___ Collected material ___
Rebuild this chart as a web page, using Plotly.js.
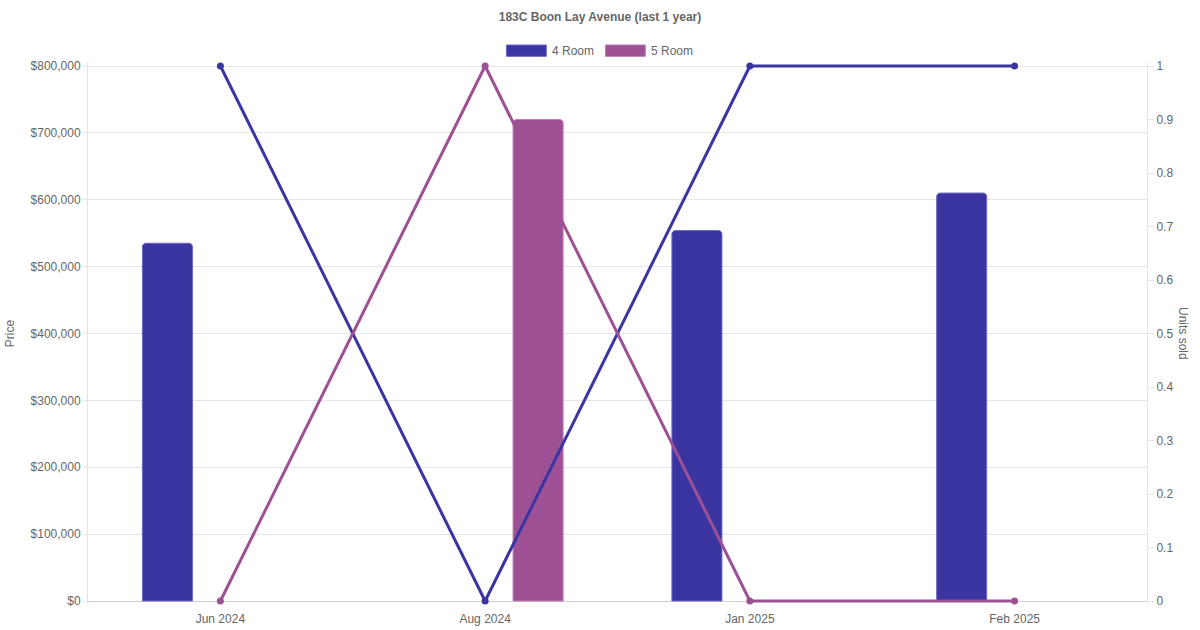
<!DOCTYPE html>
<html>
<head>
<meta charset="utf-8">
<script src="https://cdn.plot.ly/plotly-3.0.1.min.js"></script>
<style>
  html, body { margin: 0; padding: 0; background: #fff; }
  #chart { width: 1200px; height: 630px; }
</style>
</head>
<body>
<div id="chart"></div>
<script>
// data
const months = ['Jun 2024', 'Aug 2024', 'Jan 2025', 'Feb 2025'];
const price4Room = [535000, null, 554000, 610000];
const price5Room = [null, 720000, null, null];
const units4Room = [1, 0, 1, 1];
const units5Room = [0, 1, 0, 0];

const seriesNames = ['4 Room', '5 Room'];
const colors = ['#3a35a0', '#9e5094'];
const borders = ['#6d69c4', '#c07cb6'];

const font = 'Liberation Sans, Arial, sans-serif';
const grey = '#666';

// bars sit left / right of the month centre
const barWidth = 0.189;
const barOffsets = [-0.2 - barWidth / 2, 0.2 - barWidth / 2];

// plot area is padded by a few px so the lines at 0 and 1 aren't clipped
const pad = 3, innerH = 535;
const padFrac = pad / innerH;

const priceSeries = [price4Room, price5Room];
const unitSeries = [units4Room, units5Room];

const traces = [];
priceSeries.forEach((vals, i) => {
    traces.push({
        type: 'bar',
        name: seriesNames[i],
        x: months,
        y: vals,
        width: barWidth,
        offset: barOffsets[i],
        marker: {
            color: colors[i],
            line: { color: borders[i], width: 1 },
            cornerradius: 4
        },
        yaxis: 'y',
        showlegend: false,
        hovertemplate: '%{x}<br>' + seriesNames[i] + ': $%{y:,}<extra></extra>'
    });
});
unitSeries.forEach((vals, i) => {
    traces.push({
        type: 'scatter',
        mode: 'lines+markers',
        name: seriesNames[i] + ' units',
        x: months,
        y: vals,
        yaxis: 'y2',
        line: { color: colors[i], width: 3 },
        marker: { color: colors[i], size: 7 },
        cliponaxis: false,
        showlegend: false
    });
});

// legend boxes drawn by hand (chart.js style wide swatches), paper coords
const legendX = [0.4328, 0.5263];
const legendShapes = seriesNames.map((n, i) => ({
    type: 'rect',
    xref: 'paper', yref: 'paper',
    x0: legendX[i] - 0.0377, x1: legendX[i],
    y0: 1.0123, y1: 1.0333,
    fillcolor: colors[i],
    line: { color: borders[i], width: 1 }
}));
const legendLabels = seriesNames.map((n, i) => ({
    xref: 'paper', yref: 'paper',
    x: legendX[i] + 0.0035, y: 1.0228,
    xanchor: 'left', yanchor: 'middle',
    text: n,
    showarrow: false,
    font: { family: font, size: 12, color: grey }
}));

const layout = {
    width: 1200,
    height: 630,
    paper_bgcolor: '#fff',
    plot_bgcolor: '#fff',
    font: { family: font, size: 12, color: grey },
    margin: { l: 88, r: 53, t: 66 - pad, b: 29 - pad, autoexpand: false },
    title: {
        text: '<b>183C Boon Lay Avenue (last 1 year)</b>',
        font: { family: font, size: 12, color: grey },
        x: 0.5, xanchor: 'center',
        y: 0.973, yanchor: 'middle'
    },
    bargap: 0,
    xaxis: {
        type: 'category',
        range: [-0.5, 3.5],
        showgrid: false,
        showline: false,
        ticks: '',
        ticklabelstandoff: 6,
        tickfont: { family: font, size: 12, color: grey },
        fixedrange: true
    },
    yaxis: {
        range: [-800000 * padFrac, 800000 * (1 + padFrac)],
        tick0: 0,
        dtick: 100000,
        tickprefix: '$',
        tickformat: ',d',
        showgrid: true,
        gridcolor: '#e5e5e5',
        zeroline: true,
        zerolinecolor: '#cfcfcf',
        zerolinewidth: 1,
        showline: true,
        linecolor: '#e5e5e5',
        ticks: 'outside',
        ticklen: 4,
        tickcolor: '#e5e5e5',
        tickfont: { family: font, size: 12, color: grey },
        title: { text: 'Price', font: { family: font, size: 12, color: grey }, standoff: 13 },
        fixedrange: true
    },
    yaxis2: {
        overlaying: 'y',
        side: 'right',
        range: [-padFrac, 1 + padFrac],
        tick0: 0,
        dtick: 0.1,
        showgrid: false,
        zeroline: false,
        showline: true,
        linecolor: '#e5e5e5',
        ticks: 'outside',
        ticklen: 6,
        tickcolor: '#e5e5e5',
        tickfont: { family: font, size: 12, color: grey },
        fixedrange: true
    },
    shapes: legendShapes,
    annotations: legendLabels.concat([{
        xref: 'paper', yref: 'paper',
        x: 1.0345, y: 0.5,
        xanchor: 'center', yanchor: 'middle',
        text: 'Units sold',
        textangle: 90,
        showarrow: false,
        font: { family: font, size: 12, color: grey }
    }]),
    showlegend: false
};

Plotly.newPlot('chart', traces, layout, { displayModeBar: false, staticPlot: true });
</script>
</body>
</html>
___
* Exercise aim
From start to finish, output the listing exactly, but omit its pictures.

* Correct answer
Rebuild this chart as a web page, using Plotly.js.
<!DOCTYPE html>
<html>
<head>
<meta charset="utf-8">
<script src="https://cdn.plot.ly/plotly-3.0.1.min.js"></script>
<style>
  html, body { margin: 0; padding: 0; background: #fff; }
  #chart { width: 1200px; height: 630px; }
</style>
</head>
<body>
<div id="chart"></div>
<script>
// data
const months = ['Jun 2024', 'Aug 2024', 'Jan 2025', 'Feb 2025'];
const price4Room = [535000, null, 554000, 610000];
const price5Room = [null, 720000, null, null];
const units4Room = [1, 0, 1, 1];
const units5Room = [0, 1, 0, 0];

const seriesNames = ['4 Room', '5 Room'];
const colors = ['#3a35a0', '#9e5094'];
const borders = ['#6d69c4', '#c07cb6'];

const font = 'Liberation Sans, Arial, sans-serif';
const grey = '#666';

// bars sit left / right of the month centre
const barWidth = 0.189;
const barOffsets = [-0.2 - barWidth / 2, 0.2 - barWidth / 2];

// plot area is padded by a few px so the lines at 0 and 1 aren't clipped
const pad = 3, innerH = 535;
const padFrac = pad / innerH;

const priceSeries = [price4Room, price5Room];
const unitSeries = [units4Room, units5Room];

const traces = [];
priceSeries.forEach((vals, i) => {
    traces.push({
        type: 'bar',
        name: seriesNames[i],
        x: months,
        y: vals,
        width: barWidth,
        offset: barOffsets[i],
        marker: {
            color: colors[i],
            line: { color: borders[i], width: 1 },
            cornerradius: 4
        },
        yaxis: 'y',
        showlegend: false,
        hovertemplate: '%{x}<br>' + seriesNames[i] + ': $%{y:,}<extra></extra>'
    });
});
unitSeries.forEach((vals, i) => {
    traces.push({
        type: 'scatter',
        mode: 'lines+markers',
        name: seriesNames[i] + ' units',
        x: months,
        y: vals,
        yaxis: 'y2',
        line: { color: colors[i], width: 3 },
        marker: { color: colors[i], size: 7 },
        cliponaxis: false,
        showlegend: false
    });
});

// legend boxes drawn by hand (chart.js style wide swatches), paper coords
const legendX = [0.4328, 0.5263];
const legendShapes = seriesNames.map((n, i) => ({
    type: 'rect',
    xref: 'paper', yref: 'paper',
    x0: legendX[i] - 0.0377, x1: legendX[i],
    y0: 1.0123, y1: 1.0333,
    fillcolor: colors[i],
    line: { color: borders[i], width: 1 }
}));
const legendLabels = seriesNames.map((n, i) => ({
    xref: 'paper', yref: 'paper',
    x: legendX[i] + 0.0035, y: 1.0228,
    xanchor: 'left', yanchor: 'middle',
    text: n,
    showarrow: false,
    font: { family: font, size: 12, color: grey }
}));

const layout = {
    width: 1200,
    height: 630,
    paper_bgcolor: '#fff',
    plot_bgcolor: '#fff',
    font: { family: font, size: 12, color: grey },
    margin: { l: 88, r: 53, t: 66 - pad, b: 29 - pad, autoexpand: false },
    title: {
        text: '<b>183C Boon Lay Avenue (last 1 year)</b>',
        font: { family: font, size: 12, color: grey },
        x: 0.5, xanchor: 'center',
        y: 0.973, yanchor: 'middle'
    },
    bargap: 0,
    xaxis: {
        type: 'category',
        range: [-0.5, 3.5],
        showgrid: false,
        showline: false,
        ticks: '',
        ticklabelstandoff: 6,
        tickfont: { family: font, size: 12, color: grey },
        fixedrange: true
    },
    yaxis: {
        range: [-800000 * padFrac, 800000 * (1 + padFrac)],
        tick0: 0,
        dtick: 100000,
        tickprefix: '$',
        tickformat: ',d',
        showgrid: true,
        gridcolor: '#e5e5e5',
        zeroline: true,
        zerolinecolor: '#cfcfcf',
        zerolinewidth: 1,
        showline: true,
        linecolor: '#e5e5e5',
        ticks: 'outside',
        ticklen: 4,
        tickcolor: '#e5e5e5',
        tickfont: { family: font, size: 12, color: grey },
        title: { text: 'Price', font: { family: font, size: 12, color: grey }, standoff: 13 },
        fixedrange: true
    },
    yaxis2: {
        overlaying: 'y',
        side: 'right',
        range: [-padFrac, 1 + padFrac],
        tick0: 0,
        dtick: 0.1,
        showgrid: false,
        zeroline: false,
        showline: true,
        linecolor: '#e5e5e5',
        ticks: 'outside',
        ticklen: 6,
        tickcolor: '#e5e5e5',
        tickfont: { family: font, size: 12, color: grey },
        fixedrange: true
    },
    shapes: legendShapes,
    annotations: legendLabels.concat([{
        xref: 'paper', yref: 'paper',
        x: 1.0345, y: 0.5,
        xanchor: 'center', yanchor: 'middle',
        text: 'Units sold',
        textangle: 90,
        showarrow: false,
        font: { family: font, size: 12, color: grey }
    }]),
    showlegend: false
};

Plotly.newPlot('chart', traces, layout, { displayModeBar: false, staticPlot: true });
</script>
</body>
</html>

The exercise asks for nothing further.